In that flash, the world of objects (dṛśya) — the bodies, places, sounds, and solidities that seem so weighty and external — is recognized as having the substance of a dream (svāpa). Not that the world is annihilated, but that its ontological status is suddenly seen through. Just as the dream-tiger cannot bite upon waking, so the solid world cannot bind the one who has seen its dreamlike nature. This is the supreme fruit of Śāmbhavopāya: the seen is not denied but de-reified,revealed as luminous appearance rather than brute fact.
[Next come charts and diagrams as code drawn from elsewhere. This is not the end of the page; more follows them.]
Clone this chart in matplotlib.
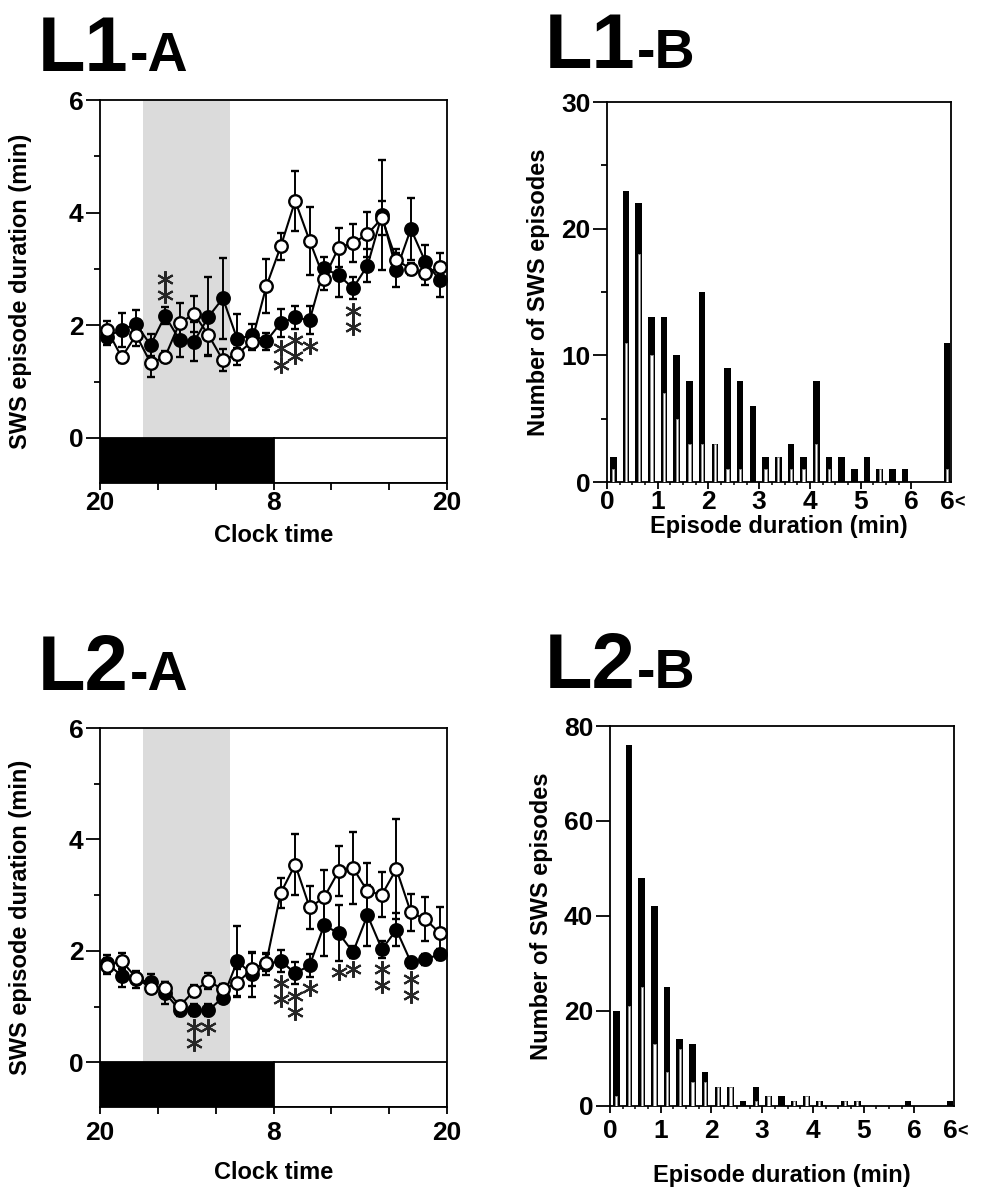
import numpy as np
import matplotlib.pyplot as plt
from matplotlib.patches import Rectangle
from matplotlib.ticker import FixedLocator, FixedFormatter, NullFormatter
import matplotlib.transforms as mtransforms

plt.rcParams['font.family'] = ['Liberation Sans', 'DejaVu Sans']
plt.rcParams['font.weight'] = 'bold'

# hourly bins, 20:00 -> 20:00
hours = np.arange(24) + 0.5

# L1 : filled = baseline, open = test day
l1_fill = [1.80, 1.92, 2.02, 1.65, 2.17, 1.74, 1.71, 2.15, 2.48, 1.75, 1.83, 1.72,
           2.04, 2.14, 2.09, 3.01, 2.89, 2.66, 3.06, 3.96, 2.98, 3.71, 3.13, 2.80]
l1_fill_err = [0.15, 0.30, 0.25, 0.20, 0.15, 0.30, 0.35, 0.70, 0.72, 0.45, 0.20, 0.15,
               0.25, 0.20, 0.25, 0.20, 0.38, 0.20, 0.30, 0.98, 0.30, 0.55, 0.30, 0.30]
l1_open = [1.92, 1.43, 1.83, 1.33, 1.44, 2.04, 2.20, 1.83, 1.38, 1.49, 1.71, 2.69,
           3.40, 4.21, 3.50, 2.83, 3.38, 3.46, 3.62, 3.90, 3.16, 3.00, 2.92, 3.04]
l1_open_err = [0.15, 0.10, 0.20, 0.25, 0.10, 0.35, 0.32, 0.35, 0.20, 0.10, 0.15, 0.48,
               0.24, 0.53, 0.60, 0.20, 0.35, 0.33, 0.40, 0.30, 0.20, 0.10, 0.20, 0.25]
# significance: (hour bin, number of asterisks, +1 above / -1 below)
l1_sig = [(4.5, 2, 1), (12.5, 2, -1), (13.5, 2, -1), (14.5, 1, -1), (17.5, 2, -1)]

l2_fill = [1.78, 1.55, 1.49, 1.44, 1.25, 0.94, 0.94, 0.94, 1.16, 1.82, 1.58, 1.76,
           1.82, 1.60, 1.74, 2.46, 2.32, 1.98, 2.64, 2.03, 2.38, 1.80, 1.85, 1.94]
l2_fill_err = [0.15, 0.20, 0.15, 0.15, 0.20, 0.10, 0.10, 0.10, 0.10, 0.63, 0.40, 0.20,
               0.20, 0.20, 0.20, 0.55, 0.50, 0.10, 0.55, 0.15, 0.30, 0.10, 0.10, 0.10]
l2_open = [1.73, 1.82, 1.52, 1.34, 1.34, 1.01, 1.28, 1.46, 1.31, 1.43, 1.67, 1.79,
           3.04, 3.55, 2.78, 2.96, 3.43, 3.49, 3.07, 3.01, 3.47, 2.69, 2.57, 2.32]
l2_open_err = [0.15, 0.15, 0.10, 0.10, 0.10, 0.10, 0.10, 0.15, 0.10, 0.25, 0.30, 0.15,
               0.27, 0.54, 0.39, 0.50, 0.45, 0.64, 0.50, 0.40, 0.90, 0.33, 0.39, 0.46]
l2_sig = [(6.5, 2, -1), (7.5, 1, -1), (12.5, 2, -1), (13.5, 2, -1), (14.5, 1, -1),
          (16.5, 1, -1), (17.5, 1, -1), (19.5, 2, -1), (21.5, 2, -1)]

# episode duration histograms, 15 s bins up to 6 min, plus ">6 min"
bins = np.arange(24) * 0.25 + 0.125
l1_total = [2, 23, 22, 13, 13, 10, 8, 15, 3, 9, 8, 6, 2, 2, 3, 2, 8, 2, 2, 1, 2, 1, 1, 1]
l1_part = [1, 11, 18, 10, 7, 5, 3, 3, 3, 1, 1, 0, 1, 2, 1, 1, 3, 1, 0, 0, 0, 1, 0, 0]
l1_over = (11, 1)
l2_total = [20, 76, 48, 42, 25, 14, 13, 7, 4, 4, 1, 4, 2, 2, 1, 2, 1, 0, 1, 1, 0, 0, 0, 1]
l2_part = [2, 21, 25, 13, 7, 12, 5, 5, 4, 4, 0, 1, 2, 0, 1, 2, 1, 0, 1, 1, 0, 0, 0, 0]
l2_over = (1, 0)

W, H = 990.0, 1188.0
fig = plt.figure(figsize=(W / 100, H / 100), dpi=100)


def box(x0, y0, x1, y1):
    return [x0 / W, 1 - y1 / H, (x1 - x0) / W, (y1 - y0) / H]


def panel_title(x, y, big, small):
    t = fig.text(x / W, 1 - y / H, big, fontsize=56, fontweight='bold', va='baseline')
    fig.canvas.draw()
    bb = t.get_window_extent()
    fig.text(bb.x1 / W + 0.001, 1 - y / H, small, fontsize=40, fontweight='bold', va='baseline')


def style_spines(ax):
    for s in ax.spines.values():
        s.set_linewidth(1.3)


def clock_panel(rect, fill, fill_err, opn, opn_err, sig, pad, lab_y):
    ax = fig.add_axes(rect)
    ax.set_xlim(0, 24)
    ax.set_ylim(-0.8, 6)
    ax.axvspan(3, 9, ymin=0.8 / 6.8, ymax=1, color='0.86', lw=0, zorder=0)
    ax.add_patch(Rectangle((0, -0.8), 12, 0.8, fc='k', ec='k', lw=1.3, zorder=1))
    ax.add_patch(Rectangle((12, -0.8), 12, 0.8, fc='w', ec='k', lw=1.3, zorder=1))
    kw = dict(fmt='-o', color='k', mec='k', ms=9, mew=1.7, lw=1.5,
              elinewidth=1.4, capsize=3.2, capthick=1.4)
    ax.errorbar(hours, fill, yerr=fill_err, mfc='k', zorder=3, **kw)
    ax.errorbar(hours, opn, yerr=opn_err, mfc='w', zorder=4, **kw)
    for h, n, side in sig:
        i = int(h)
        if side > 0:
            y0 = fill[i] + fill_err[i] + 0.22
        else:
            y0 = fill[i] - fill_err[i] - 0.2
        ys = [y0 + side * 0.29 * j for j in range(n)]
        ax.plot([h] * n, ys, ls='none', marker=(6, 2, 0), ms=12, mew=1.5,
                color='0.15', zorder=5)
    ax.yaxis.set_major_locator(FixedLocator([0, 2, 4, 6]))
    ax.yaxis.set_minor_locator(FixedLocator([1, 3, 5]))
    ax.xaxis.set_major_locator(FixedLocator([0, 12, 24]))
    ax.xaxis.set_major_formatter(FixedFormatter(['20', '8', '20']))
    ax.xaxis.set_minor_locator(FixedLocator([4, 8, 16, 20]))
    ax.tick_params(axis='y', which='major', direction='out', length=10, width=1.3,
                   labelsize=19, pad=2)
    ax.tick_params(axis='y', which='minor', direction='out', length=4, width=1.3)
    ax.tick_params(axis='x', which='both', direction='out', length=5, width=1.3,
                   labelsize=19, pad=pad)
    ax.set_ylabel('SWS episode duration (min)', fontsize=17, fontweight='bold')
    ax.yaxis.set_label_coords(-0.196, 0.5)
    ax.set_xlabel('Clock time', fontsize=17, fontweight='bold', va='center')
    ax.xaxis.set_label_coords(0.5, lab_y)
    style_spines(ax)
    return ax


def hist_panel(rect, total, part, over, ymax, ystep, yminor, pad, lab_y):
    ax = fig.add_axes(rect)
    ax.set_xlim(0, 6.78)
    ax.set_ylim(0, ymax)
    xs = list(bins) + [6.7]
    tot = list(total) + [over[0]]
    prt = list(part) + [over[1]]
    ax.bar(xs, tot, width=0.13, color='k', lw=0, zorder=2)
    keep = [j for j in range(len(xs)) if prt[j] > 0]
    ax.bar([xs[j] for j in keep], [prt[j] for j in keep], width=0.045,
           color='w', edgecolor='0.55', lw=0.7, zorder=3)
    ax.yaxis.set_major_locator(FixedLocator(np.arange(0, ymax + 1, ystep)))
    if yminor:
        ax.yaxis.set_minor_locator(FixedLocator(np.arange(ystep / 2, ymax, ystep)))
    ax.xaxis.set_major_locator(FixedLocator(range(7)))
    ax.xaxis.set_minor_locator(FixedLocator([v * 0.25 for v in range(25) if v % 4]))
    ax.xaxis.set_minor_formatter(NullFormatter())
    ax.tick_params(axis='y', which='major', direction='out', length=10, width=1.3,
                   labelsize=19, pad=2)
    ax.tick_params(axis='y', which='minor', direction='out', length=4, width=1.3)
    ax.tick_params(axis='x', which='major', direction='out', length=5, width=1.3,
                   labelsize=19, pad=pad)
    ax.tick_params(axis='x', which='minor', direction='out', length=2.5, width=1.1)
    trans = mtransforms.blended_transform_factory(ax.transData, ax.transAxes)
    fig.canvas.draw()
    bb = ax.get_xticklabels()[0].get_window_extent()
    yc = ax.transAxes.inverted().transform(((bb.x0 + bb.x1) / 2, (bb.y0 + bb.y1) / 2))[1]
    ax.text(6.7, yc, '6', transform=trans, ha='center', va='center', fontsize=19,
            fontweight='bold')
    ax.text(6.84, yc, '<', transform=trans, ha='left', va='center', fontsize=13,
            fontweight='bold', clip_on=False)
    ax.set_ylabel('Number of SWS episodes', fontsize=17, fontweight='bold')
    ax.yaxis.set_label_coords(-0.165, 0.5)
    ax.set_xlabel('Episode duration (min)', fontsize=17, fontweight='bold', va='center')
    ax.xaxis.set_label_coords(0.5, lab_y)
    style_spines(ax)
    return ax


clock_panel(box(100, 100, 447, 483), l1_fill, l1_fill_err, l1_open, l1_open_err,
            l1_sig, 1, -0.136)
hist_panel(box(607, 102, 951, 482), l1_total, l1_part, l1_over, 30, 10, True, 1, -0.118)
clock_panel(box(100, 728, 447, 1107), l2_fill, l2_fill_err, l2_open, l2_open_err,
            l2_sig, 5, -0.172)
hist_panel(box(610, 726, 954, 1105.6), l2_total, l2_part, l2_over, 80, 20, False, 5, -0.184)

panel_title(38, 71, 'L1', '-A')
panel_title(545, 68, 'L1', '-B')
panel_title(38, 690, 'L2', '-A')
panel_title(545, 688, 'L2', '-B')

fig.savefig('out.png', dpi=100)
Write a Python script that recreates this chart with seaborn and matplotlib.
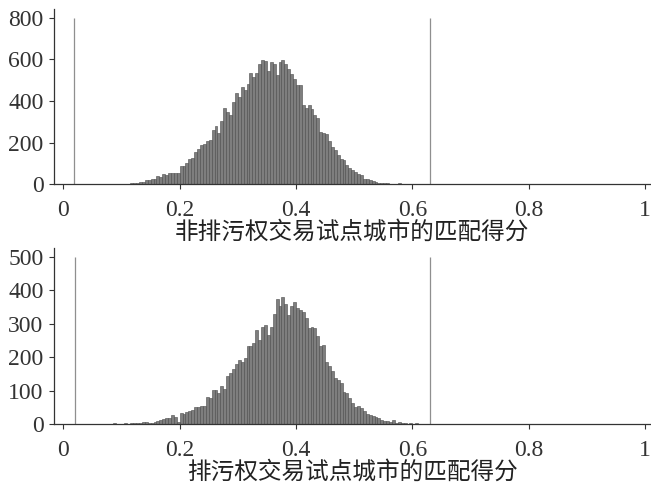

The word darshanam at the close is crucial — it is not a seeing of some new object but a seeing that is itself the goal. The heart-mind collision produces not information but vision. In Kashmir Shaivism this is called pratibhā, the innate light of consciousness, which is both the means and the end of recognition. The practitioner does not travel to truth; truth blazes forth when the inward and outward currents of attention are suddenly unified. The world continues to appear, but it now appears as Śiva's own self-display, free of the contraction that had made it seem alien and heavy.
A contemplative reading in the spirit of the Kashmir Shaivism (Trika / non-dual Tantra) tradition — an aid to reflection, not a substitute for a living teacher or the classical commentaries.